It's mostly fine. However:
First. When you do a change of variable/substitution in a definite integral, you need to change the interval of integration.
Here you are setting $u=x^2+a^2$. That means that when $x=0$, you have $u=0^2+a^2 = a^2$; and when $x=a$, you get $u=a^2+a^2=2a^2$. So the integral will not be an integral from $0$ to $a$ when it is an integral with respect to $u$, it will be an integral from $a^2$ to $2a^2$. So you go from $\int_0^a x\sqrt{x^2+a^2}\,dx$ to $\frac{1}{2}\int_{a^2}^{2a^2}u^{1/2}\,du.$
Second. You just plug in: $\begin{align*} \int_0^a x\sqrt{x^2+a^2}\,dx &= \frac{1}{2}\int_{a^2}^{2a^2}u^{1/2}\,du &\text{(through all the work you've done)}\\ &= \frac{1}{2}\left.\left(\frac{2}{3}u^{3/2}\right|_{a^2}^{2a^2}\right)\\ &= \frac{1}{2}\left(\frac{2}{3}(2a^2)^{3/2} - \frac{2}{3}(a^2)^{3/2}\right)\\ &= \frac{1}{2}\frac{2}{3}2^{3/2}a^{2(3/2)} - \frac{1}{2}\frac{2}{3}a^{2(3/2)}\\ &= \frac{2^{3/2}}{3}a^3 - \frac{1}{3}a^{3}\\ &= \left(\frac{2^{3/2}}{3} - \frac{1}{3}\right)a^3\\ &= \left(\frac{2\sqrt{2}-1}{3}\right)a^3. \end{align*}$ That's it: since the problem is in terms of $a$, the answer will also be in terms of $a$. (I used the fact that $2^{3/2} = (2^{1/2})^3 = (\sqrt{2})^3 = (\sqrt{2})^2\sqrt{2} = 2\sqrt{2}$).

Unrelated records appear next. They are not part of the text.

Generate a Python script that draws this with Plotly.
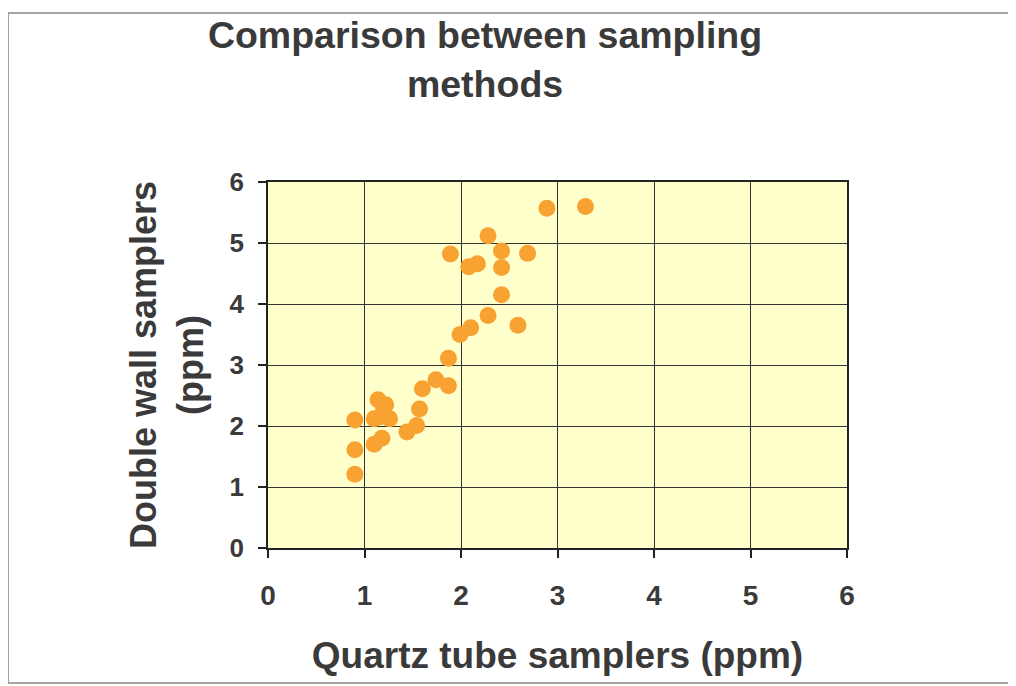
import plotly.graph_objects as go

# Data
quartz_ppm = [2.89, 3.29, 2.28, 2.42, 2.69, 1.89, 2.08, 2.17, 2.42, 2.42, 2.28, 2.59,
              1.99, 2.10, 1.87, 1.74, 1.87, 1.60, 1.57, 1.54, 1.44, 1.14, 1.20, 1.26,
              1.10, 1.16, 1.18, 1.10, 0.90, 0.90, 0.90, 1.22]
double_wall_ppm = [5.57, 5.60, 5.12, 4.87, 4.83, 4.82, 4.61, 4.66, 4.60, 4.15, 3.81, 3.65,
                   3.50, 3.61, 3.11, 2.76, 2.66, 2.61, 2.28, 2.01, 1.90, 2.43, 2.29, 2.12,
                   2.12, 2.15, 1.80, 1.70, 2.10, 1.61, 1.21, 2.35]
tick_vals = [0, 1, 2, 3, 4, 5, 6]

TXT = "#3a3a3a"
FONT = "Liberation Sans, Arial, sans-serif"

fig = go.Figure()
fig.add_trace(go.Scatter(
    x=quartz_ppm, y=double_wall_ppm, mode="markers",
    marker=dict(color="#F8A232", size=17, line=dict(width=0)),
    showlegend=False,
))

axis_common = dict(
    range=[0, 6], tickvals=tick_vals, showgrid=True, gridcolor="#333333", gridwidth=1,
    showline=True, linecolor="#222222", linewidth=1.5, mirror=True,
    ticks="outside", ticklen=8, tickcolor="#222222", tickwidth=1.5,
    zeroline=False, fixedrange=True,
)

fig.update_layout(
    width=1016, height=686,
    margin=dict(l=260, r=177, t=174, b=146),
    paper_bgcolor="white", plot_bgcolor="#FFFFCC",
    title=dict(
        text="<b>Comparison between sampling<br>methods</b>",
        x=0.4695, xanchor="center", y=0.941, yanchor="top",
        font=dict(family=FONT, size=37.5, color=TXT),
    ),
    xaxis=dict(
        **axis_common,
        tickfont=dict(family=FONT, size=28, color=TXT, weight="bold"),
        ticklabelstandoff=14,
        title=dict(text="<b>Quartz tube samplers (ppm)</b>", standoff=32,
                   font=dict(family=FONT, size=37, color=TXT)),
    ),
    yaxis=dict(
        **axis_common,
        tickfont=dict(family=FONT, size=26, color=TXT, weight="bold"),
        ticklabelstandoff=9,
        title=dict(text="<b>Double wall samplers<br>(ppm)</b>", standoff=15,
                   font=dict(family=FONT, size=36, color=TXT)),
    ),
    shapes=[dict(
        type="rect", xref="paper", yref="paper",
        x0=-0.449, x1=1.2815, y0=-0.369, y1=1.462,
        line=dict(color="#888888", width=1.5), fillcolor="rgba(0,0,0,0)", layer="below",
    )],
)

fig.write_html("out.html")
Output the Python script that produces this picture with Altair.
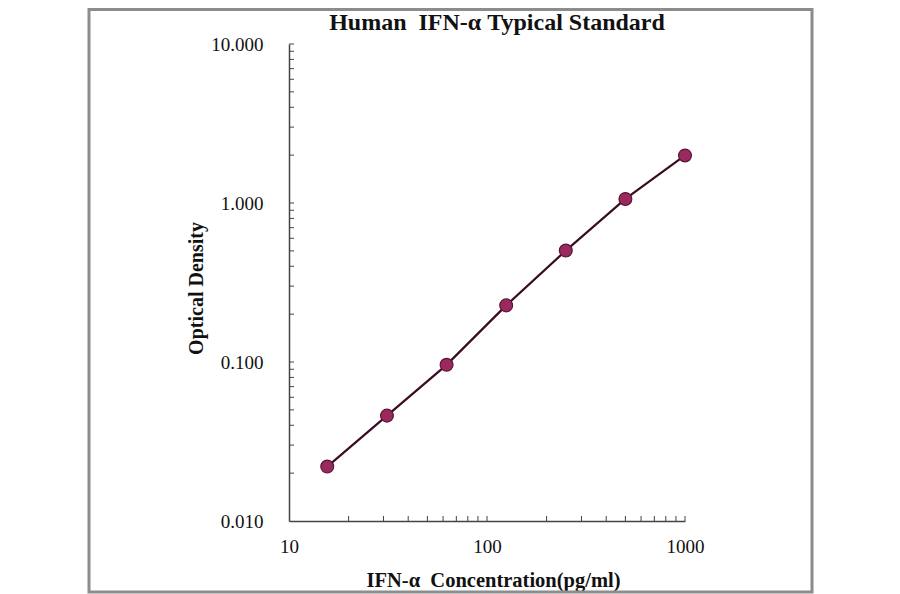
import altair as alt
import pandas as pd

# data
conc = [15.6, 31.25, 62.5, 125, 250, 500, 1000]
od = [0.022, 0.046, 0.096, 0.227, 0.502, 1.06, 1.99]

x_label_values = [10, 100, 1000]
y_label_values = [0.01, 0.1, 1, 10]
x_tick_values = [20, 30, 40, 50, 60, 70, 80, 90, 100, 200, 300, 400, 500, 600, 700, 800, 900, 1000]
y_tick_values = [0.02, 0.03, 0.04, 0.05, 0.06, 0.07, 0.08, 0.09, 0.1,
                 0.2, 0.3, 0.4, 0.5, 0.6, 0.7, 0.8, 0.9, 1,
                 2, 3, 4, 5, 6, 7, 8, 9, 10]
title_text = ["Human\u00a0 IFN-α Typical Standard"]

W, H = 396, 477
FONT = "Liberation Serif"

df = pd.DataFrame({"conc": conc, "od": od})
xt = pd.DataFrame({"v": x_tick_values})
yt = pd.DataFrame({"v": y_tick_values})
frame_df = pd.DataFrame({"a": [0]})
title_df = pd.DataFrame({"t": title_text})

xscale = alt.Scale(type="log", domain=[10, 1000], nice=False)
yscale = alt.Scale(type="log", domain=[0.01, 10], nice=False)

xaxis = alt.Axis(values=x_label_values, format="d", grid=False, ticks=False, tickSize=0,
                 domainColor="#444444", domainWidth=1.5, labelFont=FONT, labelFontSize=19,
                 labelColor="#111111", labelPadding=16, labelFlush=False,
                 title="IFN-α\u00a0 Concentration(pg/ml)", titleFont=FONT, titleFontSize=20.5,
                 titleFontWeight="bold", titleColor="#111111", titlePadding=14, titleX=204)
yaxis = alt.Axis(values=y_label_values, format=".3f", grid=False, ticks=False, tickSize=0,
                 domainColor="#444444", domainWidth=1.5, labelFont=FONT, labelFontSize=19,
                 labelColor="#111111", labelPadding=26, labelFlush=False,
                 title="Optical Density", titleFont=FONT, titleFontSize=20,
                 titleFontWeight="bold", titleColor="#111111", titlePadding=4, titleY=244)

line = alt.Chart(df).mark_line(color="#3a0c20", strokeWidth=2.2).encode(
    x=alt.X("conc:Q", scale=xscale, axis=xaxis),
    y=alt.Y("od:Q", scale=yscale, axis=yaxis),
)
pts = alt.Chart(df).mark_point(filled=True, shape="circle", size=165, fill="#9a2a5e",
                               stroke="#5c1436", strokeWidth=1.2, opacity=1).encode(
    x=alt.X("conc:Q", scale=xscale),
    y=alt.Y("od:Q", scale=yscale),
)
xticks = alt.Chart(xt).mark_rule(color="#444444", strokeWidth=1).encode(
    x=alt.X("v:Q", scale=xscale),
    y=alt.value(H),
    y2=alt.value(H - 5),
)
yticks = alt.Chart(yt).mark_rule(color="#444444", strokeWidth=1).encode(
    y=alt.Y("v:Q", scale=yscale),
    x=alt.value(0),
    x2=alt.value(5),
)
frame = alt.Chart(frame_df).mark_rect(fillOpacity=0, stroke="#8c8c8c", strokeWidth=3).encode(
    x=alt.value(-200),
    x2=alt.value(523),
    y=alt.value(-34.5),
    y2=alt.value(548),
)
title = alt.Chart(title_df).mark_text(font=FONT, fontSize=24, fontWeight="bold", color="#111111",
                                      align="center", baseline="alphabetic").encode(
    text="t:N",
    x=alt.value(208),
    y=alt.value(-14),
)

chart = alt.layer(frame, line, xticks, yticks, pts, title).properties(
    width=W, height=H,
    background="white",
    autosize=alt.AutoSizeParams(type="none"),
    padding={"left": 281, "top": 36, "right": 207, "bottom": 73},
).configure_view(strokeWidth=0, stroke="transparent")

chart.save("out.html", embed_options={"renderer": "svg", "actions": False})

The alternative way is to do the indefinite integral first, and then use the antiderivative: to compute $\int_0^ax\sqrt{x^2+a^2}\,dx$ we first do the indefinite integral (using your substitution): $\begin{align*} \int x\sqrt{x^2+a^2}\,dx &= \frac{1}{2}\int u^{1/2}\,du &\text{(setting }u=x^2+a^2\text{)}\\ &= \frac{1}{2}\left(\frac{2}{3}u^{3/2}\right) + C\\ &= \frac{1}{3}u^{3/2}+C\\ &= \frac{1}{3}(x^2+a^2)^{3/2} + C. &\text{(going back to }x\text{)} \end{align*}$ Having done that, we can use this antiderivative (with any particular value for $C$) to obtain the original definite integral, via the Fundamental Theorem of Calculus: $\begin{align*} \int_0^a x\sqrt{x^2+a^2}\,dx &= \left.\left(\frac{1}{3}(x^2+a^2)^{3/2}\right|_0^a\right)\\ &= \left(\frac{1}{3}(a^2+a^2)^{3/2}\right) - \left(\frac{1}{3}(0^2+a^2)^{3/2}\right)\\ &= \frac{1}{3}(2a^2)^{3/2} - \frac{1}{3}(a^2)^{3/2}\\ &= \frac{2^{3/2}}{3}a^3 - \frac{1}{3}a^3\\ &= \frac{2\sqrt{2}-1}{3}a^3, \end{align*}$ same answer as above.
What you should not do is do a substitution in a definite integral and not correct the limits of integration. The way I tell my students this is to remember the following maxim:
If you change the variable, you have to change the limits.
You should not rely on leaving the limits as they were thinking "I'll just go back to $x$ when I'm done with the integral." That's just asking for trouble (like, forgetting to go back to $x$), and it may be difficult to unwind if you have to make several substitutions along the way (or use other methods of integration). Better to do the simple computations needed to change the interval (which amount to just plugging the limits into the substitution formula) and then not have to worry about it.